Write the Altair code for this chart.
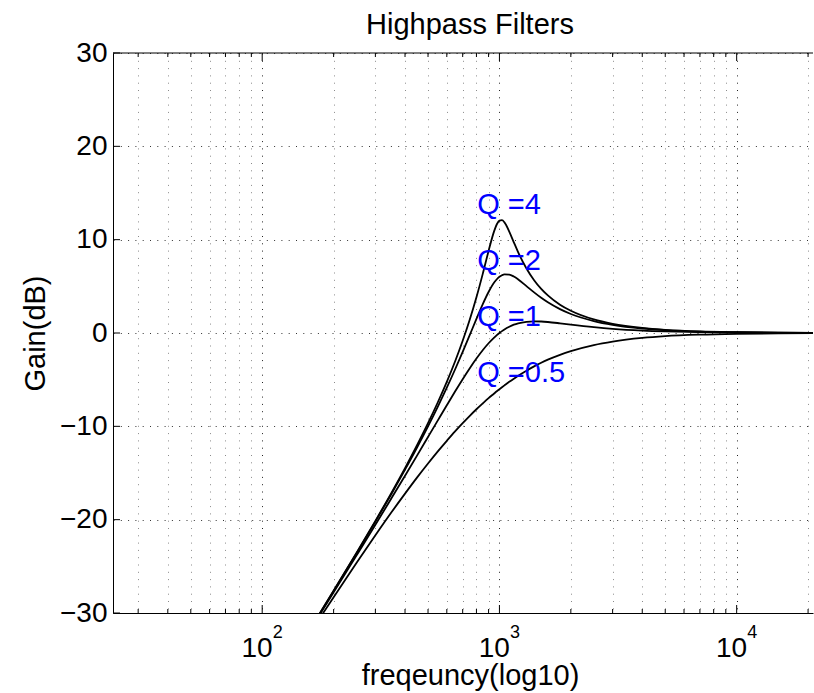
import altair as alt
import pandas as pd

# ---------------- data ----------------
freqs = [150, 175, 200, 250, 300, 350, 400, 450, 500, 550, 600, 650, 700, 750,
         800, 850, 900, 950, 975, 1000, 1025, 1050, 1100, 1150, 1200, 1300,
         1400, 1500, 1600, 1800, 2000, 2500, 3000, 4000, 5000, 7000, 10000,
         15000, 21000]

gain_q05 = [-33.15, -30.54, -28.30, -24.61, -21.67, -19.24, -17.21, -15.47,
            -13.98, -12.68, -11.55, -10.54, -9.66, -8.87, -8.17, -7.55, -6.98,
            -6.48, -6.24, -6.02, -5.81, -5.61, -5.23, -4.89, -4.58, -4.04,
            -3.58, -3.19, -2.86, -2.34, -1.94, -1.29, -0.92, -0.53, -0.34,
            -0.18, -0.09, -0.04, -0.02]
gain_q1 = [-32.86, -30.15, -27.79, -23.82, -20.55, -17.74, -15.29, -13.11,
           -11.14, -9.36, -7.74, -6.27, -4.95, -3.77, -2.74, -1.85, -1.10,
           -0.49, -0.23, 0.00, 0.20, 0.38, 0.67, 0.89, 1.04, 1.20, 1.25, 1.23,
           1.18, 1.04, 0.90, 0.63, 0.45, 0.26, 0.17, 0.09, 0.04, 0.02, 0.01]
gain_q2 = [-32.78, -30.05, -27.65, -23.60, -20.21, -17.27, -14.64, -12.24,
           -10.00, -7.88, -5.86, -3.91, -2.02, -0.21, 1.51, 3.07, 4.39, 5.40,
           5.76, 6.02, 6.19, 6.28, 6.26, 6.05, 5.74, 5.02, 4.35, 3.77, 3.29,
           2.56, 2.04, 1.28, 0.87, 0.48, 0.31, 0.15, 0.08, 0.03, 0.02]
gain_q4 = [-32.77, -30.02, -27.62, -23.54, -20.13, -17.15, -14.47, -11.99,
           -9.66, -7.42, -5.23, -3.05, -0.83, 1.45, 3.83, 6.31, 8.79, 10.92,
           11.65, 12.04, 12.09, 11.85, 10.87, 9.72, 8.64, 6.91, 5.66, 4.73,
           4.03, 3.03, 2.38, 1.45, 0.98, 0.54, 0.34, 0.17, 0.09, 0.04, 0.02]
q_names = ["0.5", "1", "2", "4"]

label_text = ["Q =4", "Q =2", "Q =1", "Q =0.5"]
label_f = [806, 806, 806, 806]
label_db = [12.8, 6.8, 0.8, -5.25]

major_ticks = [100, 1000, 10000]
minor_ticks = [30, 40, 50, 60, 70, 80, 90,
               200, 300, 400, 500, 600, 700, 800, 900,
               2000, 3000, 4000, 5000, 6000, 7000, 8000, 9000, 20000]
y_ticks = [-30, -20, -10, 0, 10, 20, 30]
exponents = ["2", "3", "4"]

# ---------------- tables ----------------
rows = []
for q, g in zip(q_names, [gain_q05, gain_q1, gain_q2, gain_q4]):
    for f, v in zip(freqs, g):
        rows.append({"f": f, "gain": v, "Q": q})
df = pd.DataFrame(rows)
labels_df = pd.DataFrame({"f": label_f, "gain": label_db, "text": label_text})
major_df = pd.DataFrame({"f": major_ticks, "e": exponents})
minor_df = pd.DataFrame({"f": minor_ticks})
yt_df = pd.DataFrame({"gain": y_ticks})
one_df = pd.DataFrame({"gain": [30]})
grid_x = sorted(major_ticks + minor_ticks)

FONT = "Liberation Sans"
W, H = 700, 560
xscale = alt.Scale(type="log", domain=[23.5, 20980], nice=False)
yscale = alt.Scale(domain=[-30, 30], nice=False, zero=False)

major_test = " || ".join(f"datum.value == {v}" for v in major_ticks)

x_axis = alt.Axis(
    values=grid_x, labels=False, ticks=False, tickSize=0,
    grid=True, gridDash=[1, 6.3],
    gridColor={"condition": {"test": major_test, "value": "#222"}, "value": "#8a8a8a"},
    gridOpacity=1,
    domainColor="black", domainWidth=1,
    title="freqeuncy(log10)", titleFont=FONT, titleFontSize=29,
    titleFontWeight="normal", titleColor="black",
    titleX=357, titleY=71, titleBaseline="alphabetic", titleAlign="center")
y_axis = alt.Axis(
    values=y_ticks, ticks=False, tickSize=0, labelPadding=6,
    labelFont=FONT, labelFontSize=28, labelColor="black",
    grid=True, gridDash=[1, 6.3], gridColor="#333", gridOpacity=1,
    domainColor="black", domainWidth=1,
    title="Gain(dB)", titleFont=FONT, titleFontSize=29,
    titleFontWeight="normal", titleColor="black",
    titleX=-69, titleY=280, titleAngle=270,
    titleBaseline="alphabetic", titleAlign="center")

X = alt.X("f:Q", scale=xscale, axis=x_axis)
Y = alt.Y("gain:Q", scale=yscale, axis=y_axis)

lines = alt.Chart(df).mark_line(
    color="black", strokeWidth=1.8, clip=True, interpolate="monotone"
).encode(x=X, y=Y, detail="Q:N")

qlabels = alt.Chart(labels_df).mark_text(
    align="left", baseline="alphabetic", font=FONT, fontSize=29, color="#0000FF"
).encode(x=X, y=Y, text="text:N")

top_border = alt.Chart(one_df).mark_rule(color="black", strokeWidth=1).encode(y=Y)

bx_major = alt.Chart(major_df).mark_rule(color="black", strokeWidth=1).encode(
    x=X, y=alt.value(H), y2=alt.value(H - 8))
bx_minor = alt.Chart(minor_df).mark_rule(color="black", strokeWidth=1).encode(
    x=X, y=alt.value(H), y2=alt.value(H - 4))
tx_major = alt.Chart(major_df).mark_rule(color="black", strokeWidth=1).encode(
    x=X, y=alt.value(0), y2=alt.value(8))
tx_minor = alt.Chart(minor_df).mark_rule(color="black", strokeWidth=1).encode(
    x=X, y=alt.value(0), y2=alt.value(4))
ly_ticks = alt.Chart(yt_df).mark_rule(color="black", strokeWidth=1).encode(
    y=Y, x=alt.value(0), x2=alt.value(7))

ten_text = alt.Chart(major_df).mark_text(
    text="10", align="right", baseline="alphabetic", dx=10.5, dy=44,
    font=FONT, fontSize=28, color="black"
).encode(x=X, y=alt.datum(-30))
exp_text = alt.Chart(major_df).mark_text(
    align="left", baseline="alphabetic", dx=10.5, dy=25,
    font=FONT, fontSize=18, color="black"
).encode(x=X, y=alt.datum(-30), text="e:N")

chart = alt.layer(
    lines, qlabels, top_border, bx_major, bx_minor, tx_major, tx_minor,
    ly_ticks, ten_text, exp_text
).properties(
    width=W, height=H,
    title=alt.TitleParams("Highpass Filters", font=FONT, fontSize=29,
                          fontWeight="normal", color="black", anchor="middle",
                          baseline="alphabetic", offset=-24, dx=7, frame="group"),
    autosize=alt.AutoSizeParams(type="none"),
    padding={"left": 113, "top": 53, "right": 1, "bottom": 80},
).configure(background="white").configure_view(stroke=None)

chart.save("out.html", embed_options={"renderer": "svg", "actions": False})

════════════════

• _What is required_: The lines from the start of the data through the line that contains "import pandas as pd" are to be returned exactly, please, with both ends included and every picture left out.

• _Written answer_:
Write the Altair code for this chart.
import altair as alt
import pandas as pd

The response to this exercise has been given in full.